If you’re unemployed and don’t have your LinkedIn profile yet, you just wasted a whole lot of time not being seen by thousands of employers around the globe. LinkedIn really is a great tool for promoting your skills and experience, so make sure you fill out your profile with as much information about yourself as possible. Connect with people you already know and with the ones in your branch that you can benefit from. Search for job openings and follow all the companies that interest you. Make sure to check for updates on a regular basis and update your profile as well. The best way to get ahead is to join a few groups in your field and have your eyes opened for comments about job openings. I once got a writing gig (that’s still going on) just by commenting on a group post. Don’t be afraid to expose yourself and ask for an opportunity, there really isn’t anything to loose, is there?
Employment fairs are a great way to introduce yourself to potential employers. Skipping the application part and going straight to face-to-face interview gives you the power to charm them, even if your experience isn’t quite there. Recruiters often admit they rather hire someone with less experience who shows passion and determination for the position than the other way around.
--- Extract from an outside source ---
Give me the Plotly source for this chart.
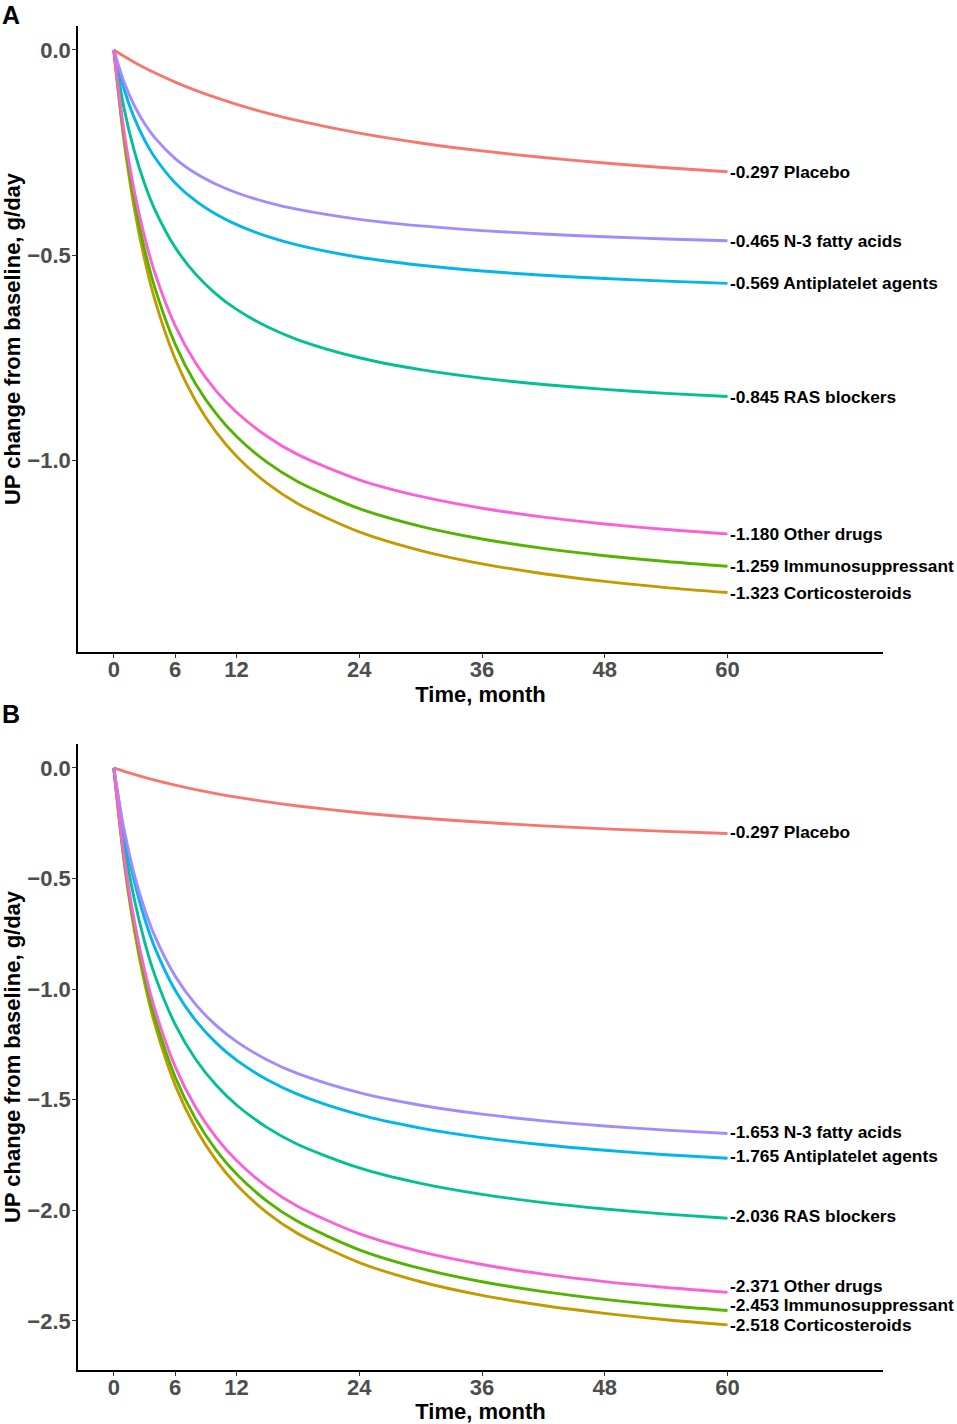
import plotly.graph_objects as go
from plotly.subplots import make_subplots

months = [0, 1, 2, 3, 4, 6, 8, 10, 12, 15, 18, 24, 30, 36, 42, 48, 54, 60]

# drawing order follows the ggplot factor order (pink on top)
groups = ["Placebo", "Corticosteroids", "Immunosuppressant", "RAS blockers",
          "Antiplatelet agents", "N-3 fatty acids", "Other drugs"]
colors = ["#F8766D", "#C49A00", "#53B400", "#00C094", "#00B6EB", "#A58AFF", "#FB61D7"]

# panel A, UP change from baseline (g/day)
a_placebo = [0, -0.0154, -0.0297, -0.0431, -0.0556, -0.0783, -0.0984, -0.1164, -0.1325,
             -0.1538, -0.1723, -0.2027, -0.2267, -0.2461, -0.2621, -0.2756, -0.2871, -0.297]
a_cortico = [0, -0.2222, -0.3851, -0.5097, -0.6081, -0.7535, -0.8559, -0.9318, -0.9904,
             -1.0568, -1.1063, -1.1750, -1.2205, -1.2529, -1.2770, -1.2958, -1.3108, -1.323]
a_immuno = [0, -0.2114, -0.3665, -0.4851, -0.5787, -0.7171, -0.8145, -0.8867, -0.9424,
            -1.0057, -1.0527, -1.1182, -1.1615, -1.1923, -1.2153, -1.2331, -1.2474, -1.259]
a_ras = [0, -0.1419, -0.2460, -0.3256, -0.3884, -0.4813, -0.5466, -0.5951, -0.6325,
         -0.6750, -0.7066, -0.7505, -0.7795, -0.8002, -0.8156, -0.8276, -0.8372, -0.845]
a_antiplatelet = [0, -0.0956, -0.1656, -0.2192, -0.2615, -0.3241, -0.3681, -0.4007, -0.4259,
                  -0.4545, -0.4758, -0.5054, -0.5249, -0.5388, -0.5492, -0.5573, -0.5637, -0.569]
a_n3 = [0, -0.0781, -0.1354, -0.1792, -0.2137, -0.2648, -0.3008, -0.3275, -0.3481,
        -0.3714, -0.3888, -0.4130, -0.4290, -0.4404, -0.4488, -0.4554, -0.4607, -0.465]
a_other = [0, -0.1982, -0.3435, -0.4546, -0.5424, -0.6721, -0.7634, -0.8311, -0.8833,
           -0.9426, -0.9867, -1.0480, -1.0886, -1.1174, -1.1390, -1.1557, -1.1691, -1.180]

# panel B
b_placebo = a_placebo
b_cortico = [0, -0.4229, -0.7330, -0.9702, -1.1574, -1.4342, -1.6289, -1.7734, -1.8849,
             -2.0113, -2.1055, -2.2363, -2.3230, -2.3845, -2.4305, -2.4662, -2.4947, -2.518]
b_immuno = [0, -0.4120, -0.7141, -0.9451, -1.1275, -1.3972, -1.5869, -1.7277, -1.8362,
            -1.9594, -2.0511, -2.1786, -2.2630, -2.3230, -2.3678, -2.4026, -2.4304, -2.453]
b_ras = [0, -0.3419, -0.5927, -0.7844, -0.9358, -1.1596, -1.3171, -1.4340, -1.5241,
         -1.6263, -1.7024, -1.8083, -1.8783, -1.9281, -1.9653, -1.9941, -2.0172, -2.036]
b_antiplatelet = [0, -0.2964, -0.5138, -0.6800, -0.8113, -1.0053, -1.1418, -1.2431, -1.3212,
                  -1.4098, -1.4758, -1.5676, -1.6283, -1.6714, -1.7037, -1.7287, -1.7487, -1.765]
b_n3 = [0, -0.2776, -0.4812, -0.6369, -0.7598, -0.9415, -1.0693, -1.1642, -1.2374,
        -1.3204, -1.3822, -1.4681, -1.5250, -1.5654, -1.5956, -1.6190, -1.6377, -1.653]
b_other = [0, -0.3982, -0.6902, -0.9135, -1.0898, -1.3504, -1.5338, -1.6699, -1.7749,
           -1.8939, -1.9826, -2.1058, -2.1873, -2.2453, -2.2886, -2.3223, -2.3491, -2.371]

panel_a = [a_placebo, a_cortico, a_immuno, a_ras, a_antiplatelet, a_n3, a_other]
panel_b = [b_placebo, b_cortico, b_immuno, b_ras, b_antiplatelet, b_n3, b_other]

x_ticks = [0, 6, 12, 24, 36, 48, 60]
a_yticks = [0.0, -0.5, -1.0]
b_yticks = [0.0, -0.5, -1.0, -1.5, -2.0, -2.5]

FONT = "Liberation Sans, Arial, sans-serif"

fig = make_subplots(rows=2, cols=1, vertical_spacing=0.0684)

# small vertical nudges for crowded end labels in panel B (pixels)
b_shift = {"Other drugs": 4, "Immunosuppressant": 3, "Corticosteroids": -2}

for row, panel in [(1, panel_a), (2, panel_b)]:
    for name, col, ys in zip(groups, colors, panel):
        fig.add_trace(go.Scatter(x=months, y=ys, mode="lines", name=name,
                                 line=dict(color=col, width=2.9, shape="spline", smoothing=0.8),
                                 showlegend=False), row=row, col=1)
        shift = 0 if row == 1 else 2 + b_shift.get(name, 0)
        fig.add_annotation(x=months[-1], y=ys[-1], xref=f"x{'' if row == 1 else 2}",
                           yref=f"y{'' if row == 1 else 2}",
                           text=f"{ys[-1]:.3f} {name}", showarrow=False,
                           xanchor="left", yanchor="middle", xshift=0, yshift=shift,
                           font=dict(family=FONT, size=17.3, color="black", weight="bold"))

axis_style = dict(showline=True, linecolor="black", linewidth=1.6, mirror=False,
                  showgrid=False, zeroline=False, ticks="outside", ticklen=4,
                  tickcolor="#333333", tickwidth=1.2, automargin=False,
                  tickfont=dict(family=FONT, size=22, color="#4D4D4D", weight="bold"))

for row in [1, 2]:
    fig.update_xaxes(axis_style, range=[-3.5, 75.2], tickvals=x_ticks, ticklabelstandoff=-7,
                     title=dict(text="Time, month", standoff=0,
                                font=dict(family=FONT, size=22, color="black", weight="bold")),
                     row=row, col=1)

fig.update_yaxes(axis_style, range=[-1.468, 0.0585], tickvals=a_yticks, tickformat=".1f",
                 ticklabelstandoff=-3,
                 title=dict(text="UP change from baseline, g/day", standoff=6,
                            font=dict(family=FONT, size=22, color="black", weight="bold")),
                 row=1, col=1)
fig.update_yaxes(axis_style, range=[-2.722, 0.108], tickvals=b_yticks, tickformat=".1f",
                 ticklabelstandoff=-3,
                 title=dict(text="UP change from baseline, g/day", standoff=6,
                            font=dict(family=FONT, size=22, color="black", weight="bold")),
                 row=2, col=1)

fig.update_layout(yaxis=dict(domain=[0.5342, 1.0]), yaxis2=dict(domain=[0.0, 0.4658]))

for letter, ypos in [("A", 1.0082), ("B", 0.4881)]:
    fig.add_annotation(x=-0.0963, y=ypos, xref="paper", yref="paper", text=letter,
                       showarrow=False, xanchor="left", yanchor="middle",
                       font=dict(family=FONT, size=25, color="black", weight="bold"))

fig.update_layout(width=957, height=1424, plot_bgcolor="white", paper_bgcolor="white",
                  margin=dict(l=78, r=74, t=26, b=54))

# drop the default page margin so the figure sits at the window's corner
fig.write_html("out.html", config={"displayModeBar": False},
               post_script="document.body.style.margin='0px';")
With that said, don’t be too passionate about it, as it can quickly pass as desperate and fake. Be professional and relaxed at the same time, ask a lot of questions and don’t forget to hand them your resume in case they decide to contact you.
If you like it or not, fact is, more and more employers check your Facebook profile before hiring you. If there’s anything you’re not really proud of, you should delete it right this second, or at least hide it from being viewed publicly. A good idea would also be to set anyone’s tags to be preapproved, to avoid waking up one morning to a bunch of drunk photos on your profile. Also put some information about your career in your bio, just to show you’re not all about selfies and party. If you run a business, a blog or any kind of service, create a Page. It’s a good way to promote your talent. Facebook did change their policy and if you really want to be seen you’ll have to invest a few bucks into Facebook Ads Manager, but nonetheless if you link your Page to your personal profile recruiters can still find it and browse through your awesome work.
Get your butt off the couch
It may sound too simple to be true but going out can do wonders for your unemployed situation. I bet there’s plenty events in your field where you can have a cocktail and a nice chat with potential employers or people who can get your foot through the door. Yes, it’s called networking and it works. It’s probably the fastest way to land yourself a job as well. In a friendly environment where you don’t necessarily talk about work (actually it’s preferred you don’t) you can easily let all your other advantages shine. When the time is right and you see that your interlocutor is interested in what you do, steer the conversation towards your work experience. You don’t want to be too straight forward when asking if there’s any job openings in their company, but rather set a separate meeting to discuss collaboration opportunities.
I just joined a nonprofit organisation that helps young women towards finding their first employment. On weekly meetings we’ll develop our career goals and set 10 steps on how to get there. The good thing about it is that we get to choose a mentor from our field that will help us on the way. There are three great benefits from this kind of involvement. First we get to learn from someone who’s already successful in what we do, second we get involved in their organization and potentially have advantage in case they have an opening and third we get to meet so many other women who are in the same situation from which we can learn as well and possibly even collaborate with in the future. Now, maybe you don’t have something quite similar in your local unemployment organization but I bet you can find something just as exciting and helpful. If not, think about putting together something yourself. You’ll see how a bunch of women can motivate and make you accomplish wonders.
Lower your expectations
When finding a job you absolutely love isn’t a possibility, it’s perhaps time to reconsider and lower your standards. I’m sure you want to work in your field, do what you’re really good at and get paid loads for doing so, but sometimes there’s just no job openings, period. There comes a time where employment market is flooded with certain occupations, so you might have to search for something else. When doing so, you’ll also have to lower your expectations of what you’re capable of getting, and settle for something on a lower level of education or experience. Don’t be picky, money is money and whatever the society might think, all professions are honorable. Plus, there’s always more chance of finding a new job when you’re already in a working environment. Definitely beats sitting at home and moping about it.